Stored data entries:

------

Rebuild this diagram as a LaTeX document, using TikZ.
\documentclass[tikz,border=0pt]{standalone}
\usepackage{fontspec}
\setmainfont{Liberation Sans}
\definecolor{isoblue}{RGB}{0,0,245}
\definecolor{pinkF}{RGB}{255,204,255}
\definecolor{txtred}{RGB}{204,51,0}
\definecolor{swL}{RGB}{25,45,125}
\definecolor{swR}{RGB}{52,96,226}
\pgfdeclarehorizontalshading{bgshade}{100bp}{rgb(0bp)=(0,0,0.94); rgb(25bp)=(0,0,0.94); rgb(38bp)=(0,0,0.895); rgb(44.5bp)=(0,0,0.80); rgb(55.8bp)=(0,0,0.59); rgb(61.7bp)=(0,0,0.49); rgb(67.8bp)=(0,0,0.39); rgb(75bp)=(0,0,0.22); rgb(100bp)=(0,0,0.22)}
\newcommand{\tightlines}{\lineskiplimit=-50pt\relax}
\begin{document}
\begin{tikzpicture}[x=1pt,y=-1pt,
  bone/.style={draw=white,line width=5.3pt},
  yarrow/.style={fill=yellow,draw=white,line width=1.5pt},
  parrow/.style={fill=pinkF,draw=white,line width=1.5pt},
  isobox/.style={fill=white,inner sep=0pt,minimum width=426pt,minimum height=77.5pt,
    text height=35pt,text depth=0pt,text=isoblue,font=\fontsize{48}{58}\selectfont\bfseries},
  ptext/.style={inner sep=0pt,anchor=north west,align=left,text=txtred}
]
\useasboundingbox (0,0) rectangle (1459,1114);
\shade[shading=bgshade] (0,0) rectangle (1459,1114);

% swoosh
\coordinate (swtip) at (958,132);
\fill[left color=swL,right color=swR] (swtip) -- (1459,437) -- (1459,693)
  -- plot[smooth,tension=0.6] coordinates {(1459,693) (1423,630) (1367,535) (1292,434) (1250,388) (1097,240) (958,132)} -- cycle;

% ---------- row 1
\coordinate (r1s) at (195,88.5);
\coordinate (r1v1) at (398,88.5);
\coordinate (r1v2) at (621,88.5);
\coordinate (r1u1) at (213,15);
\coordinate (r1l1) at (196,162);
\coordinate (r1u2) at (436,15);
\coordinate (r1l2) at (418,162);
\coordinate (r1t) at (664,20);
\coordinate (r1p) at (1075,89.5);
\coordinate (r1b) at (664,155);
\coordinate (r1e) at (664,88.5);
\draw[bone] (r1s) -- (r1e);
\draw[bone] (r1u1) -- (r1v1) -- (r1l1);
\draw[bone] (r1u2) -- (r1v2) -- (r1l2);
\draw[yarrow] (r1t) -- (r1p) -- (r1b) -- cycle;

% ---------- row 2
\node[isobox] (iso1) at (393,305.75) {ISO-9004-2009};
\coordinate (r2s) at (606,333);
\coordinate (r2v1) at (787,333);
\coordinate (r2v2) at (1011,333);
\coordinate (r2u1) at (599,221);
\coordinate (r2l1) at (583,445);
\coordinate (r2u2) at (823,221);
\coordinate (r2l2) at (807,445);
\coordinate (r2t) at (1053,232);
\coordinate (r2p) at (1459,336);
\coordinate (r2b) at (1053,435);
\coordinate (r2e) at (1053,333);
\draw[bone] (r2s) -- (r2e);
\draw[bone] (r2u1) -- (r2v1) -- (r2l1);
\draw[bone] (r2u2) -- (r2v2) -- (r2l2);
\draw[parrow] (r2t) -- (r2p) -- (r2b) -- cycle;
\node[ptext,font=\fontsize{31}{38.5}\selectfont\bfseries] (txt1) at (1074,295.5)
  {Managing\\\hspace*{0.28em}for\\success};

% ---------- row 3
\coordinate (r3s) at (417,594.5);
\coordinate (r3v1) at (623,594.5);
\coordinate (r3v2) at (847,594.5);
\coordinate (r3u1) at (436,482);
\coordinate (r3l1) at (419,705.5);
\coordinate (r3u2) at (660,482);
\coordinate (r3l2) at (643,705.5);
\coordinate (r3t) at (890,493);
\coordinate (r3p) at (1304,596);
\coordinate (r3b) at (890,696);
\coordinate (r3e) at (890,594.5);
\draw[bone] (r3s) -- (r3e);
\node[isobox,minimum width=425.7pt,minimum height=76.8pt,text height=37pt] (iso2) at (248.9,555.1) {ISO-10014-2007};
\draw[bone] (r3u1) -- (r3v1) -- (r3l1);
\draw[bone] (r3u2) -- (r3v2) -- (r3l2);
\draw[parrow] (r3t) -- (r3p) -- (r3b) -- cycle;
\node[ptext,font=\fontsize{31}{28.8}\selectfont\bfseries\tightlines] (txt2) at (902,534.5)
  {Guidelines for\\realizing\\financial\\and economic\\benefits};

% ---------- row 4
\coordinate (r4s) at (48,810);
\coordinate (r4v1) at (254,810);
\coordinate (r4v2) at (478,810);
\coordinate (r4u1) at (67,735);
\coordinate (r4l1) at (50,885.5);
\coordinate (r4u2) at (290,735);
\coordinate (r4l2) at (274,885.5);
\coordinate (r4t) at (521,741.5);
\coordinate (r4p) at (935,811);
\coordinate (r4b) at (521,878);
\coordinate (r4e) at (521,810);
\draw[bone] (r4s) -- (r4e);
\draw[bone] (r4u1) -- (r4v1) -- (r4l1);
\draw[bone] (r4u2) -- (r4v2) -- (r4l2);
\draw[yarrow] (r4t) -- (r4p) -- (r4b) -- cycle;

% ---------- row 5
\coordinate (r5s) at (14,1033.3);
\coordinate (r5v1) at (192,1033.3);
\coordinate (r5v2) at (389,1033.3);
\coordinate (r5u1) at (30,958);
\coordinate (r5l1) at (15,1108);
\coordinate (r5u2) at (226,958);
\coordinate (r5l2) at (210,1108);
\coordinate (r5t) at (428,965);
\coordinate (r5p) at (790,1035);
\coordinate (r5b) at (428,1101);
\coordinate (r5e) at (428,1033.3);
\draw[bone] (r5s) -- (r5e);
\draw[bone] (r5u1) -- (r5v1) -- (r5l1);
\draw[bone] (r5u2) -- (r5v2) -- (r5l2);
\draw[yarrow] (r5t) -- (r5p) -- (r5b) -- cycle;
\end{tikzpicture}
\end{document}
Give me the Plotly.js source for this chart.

------

* WRITTEN TASK *
Which lines contain "this"? Show each of them.

* RESULT OF THE TASK *
Rebuild this diagram as a LaTeX document, using TikZ.
Give me the Plotly.js source for this chart.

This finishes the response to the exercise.